In the FTX Group’s original filing, the firm claimed that Voyager had failed to do due diligence before loaning money to Alameda. As such, the filing essentially hints that Voyager should have known better than to give Alameda money, which would justify the trading arm of FTX not having to repay the loan anymore.
In return, Kirkland Ellis – lawyers representing Voyager Digital – filed a list of subpoenas for information on multiple topics, including the allegedly self-serving lowball of the company buyout offer made by FTX.
Additionally, Ramnik Aurora – FTX’s head of product – was also served with a subpoena, despite previously being largely ignored by the court proceedings.
However, this was only the first set of subpoenas to be served against FTX.
On the 18th of February, Voyager Digital’s Unsecured Creditors Committee filed its own list of subpoenas against the FTX Group.

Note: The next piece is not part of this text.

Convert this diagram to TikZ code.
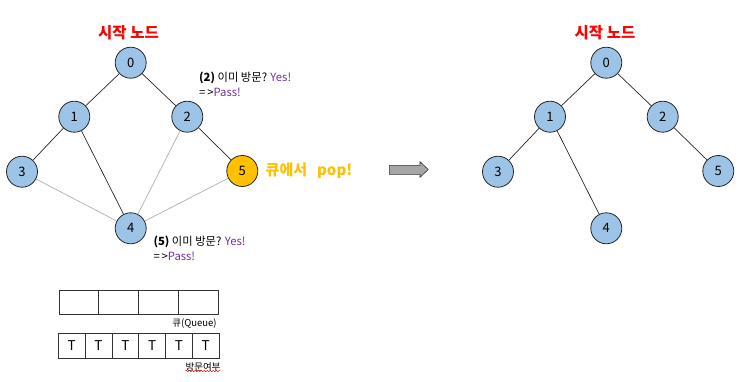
\documentclass[tikz,border=0pt]{standalone}
\usepackage{fontspec}
\setmainfont{Noto Sans CJK KR}
\usetikzlibrary{decorations.pathmorphing}
\definecolor{nodeblue}{RGB}{157,195,230}
\definecolor{popyellow}{RGB}{255,192,0}
\definecolor{yespurple}{RGB}{112,48,160}
\definecolor{edgegray}{RGB}{175,175,175}
\tikzset{
  vnode/.style={circle,draw=black!85,line width=0.8pt,fill=nodeblue,minimum size=31pt,inner sep=0pt,font=\fontsize{13}{14}\selectfont},
  tedge/.style={draw=black!85,line width=0.7pt},
  gedge/.style={draw=edgegray,line width=0.7pt},
  title/.style={text=red,font=\fontsize{15.5}{16}\selectfont\bfseries},
  note/.style={anchor=west,font=\fontsize{11.3}{12}\selectfont,inner sep=0pt},
  cell/.style={draw=black!80,line width=0.7pt,minimum height=24pt,inner sep=0pt,font=\fontsize{13.5}{14}\selectfont},
  small/.style={font=\fontsize{9.5}{10}\selectfont,inner sep=0pt}
}
\begin{document}
\begin{tikzpicture}[x=1pt,y=-1pt]
\useasboundingbox (0,0) rectangle (748,381);
% left graph
\node[title] (t1) at (128.5,33) {시작 노드};
\node[vnode] (a0) at (130.7,62.7) {0};
\node[vnode] (a1) at (74.3,116.7) {1};
\node[vnode] (a2) at (187.3,116.7) {2};
\node[vnode] (a3) at (22,171.7) {3};
\node[vnode,fill=popyellow] (a5) at (242.3,171) {5};
\node[vnode] (a4) at (130.7,228.3) {4};
\path[tedge] (a0) -- (a1);
\path[tedge] (a0) -- (a2);
\path[tedge] (a1) -- (a3);
\path[tedge] (a1) -- (a4);
\path[tedge] (a2) -- (a5);
\path[gedge] (a3) -- (a4);
\path[gedge] (a2) -- (a4);
\path[gedge] (a5) -- (a4);
\node[note] (n2a) at (199,77.5) {\textbf{(2)} 이미 방문? \textcolor{yespurple}{Yes!}};
\node[note] (n2b) at (199,92) {=\,>\textcolor{yespurple}{Pass!}};
\node[anchor=west,inner sep=0pt,text=popyellow,font=\fontsize{15}{16}\selectfont\bfseries] (pop) at (265.5,171) {큐에서\hspace{10pt}pop!};
\node[note] (n5a) at (153.3,241.7) {\textbf{(5)} 이미 방문? \textcolor{yespurple}{Yes!}};
\node[note] (n5b) at (153.3,256) {=\,>\textcolor{yespurple}{Pass!}};
% queue
\foreach \i in {0,1,2,3} {
  \node[cell,minimum width=39.8pt] (q\i) at ({59+19.9+39.8*\i},302) {};
}
\node[small] (ql) at (194.5,323.3) {큐(Queue)};
\foreach \i in {0,...,5} {
  \node[cell,minimum width=26.8pt,minimum height=25pt] (v\i) at ({58.3+13.4+26.8*\i},345.8) {T};
}
\node[small] (vl) at (203,367) {방문여부};
\draw[red,line width=0.4pt,decorate,decoration={snake,amplitude=0.7pt,segment length=3pt}] ([yshift=0.5pt]vl.south west) -- ([yshift=0.5pt]vl.south east);
% arrow
\coordinate (arrtip) at (428.3,169.5);
\draw[draw=black!80,fill=black!35,line width=0.6pt]
  (389.3,165.3) -- (420,165.3) -- (420,161.7) -- (arrtip) -- (420,177.3) -- (420,174.3) -- (389.3,174.3) -- cycle;
% right tree
\node[title] (t2) at (605,33) {시작 노드};
\node[vnode] (b0) at (606.3,62.7) {0};
\node[vnode] (b1) at (550,116.7) {1};
\node[vnode] (b2) at (662.7,116.7) {2};
\node[vnode] (b3) at (498,171.7) {3};
\node[vnode] (b5) at (718.3,171) {5};
\node[vnode] (b4) at (606.3,228.3) {4};
\path[tedge] (b0) -- (b1);
\path[tedge] (b0) -- (b2);
\path[tedge] (b1) -- (b3);
\path[tedge] (b1) -- (b4);
\path[tedge] (b2) -- (b5);
\end{tikzpicture}
\end{document}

Adding to the list of previously untouched members of the FTX Group’s C-suite, the second batch – which was also served by Kirkland Ellis on behalf of Voyager creditors – mentioned Samuel Trabucco, the former co-CEO of Alameda who retired from his position in August 2022, electing to instead become a company advisor.
This batch, unlike the previous one, which was more of a mass information-gathering exercise, centers on FTX’s attempted buyout of Voyager Digital following the latter’s bankruptcy. Voyager claims it was not even a reasonable buyout attempt, with the offer being made more to garner publicity for FTX than anything else.
“[It is a] low-ball bid dressed up as a white knight rescue. AlamedaFTX essentially proposes a liquidation where FTX serves the role of liquidator. The “fair value” of Voyager’s cryptocurrency assets and loans is subject to negotiation with AlamedaFTX. (…) It is designed to generate publicity for itself rather than value for Voyager’s customers.”
In the end, Binance.US seems to have won the bidding for Voyager Digital’s remaining assets. If the deal goes through, Voyager customers will recover 51% of their funds, subject to further development.
The depositions requested will be served remotely over zoom starting on the 27th of February and continue for as long as is necessary.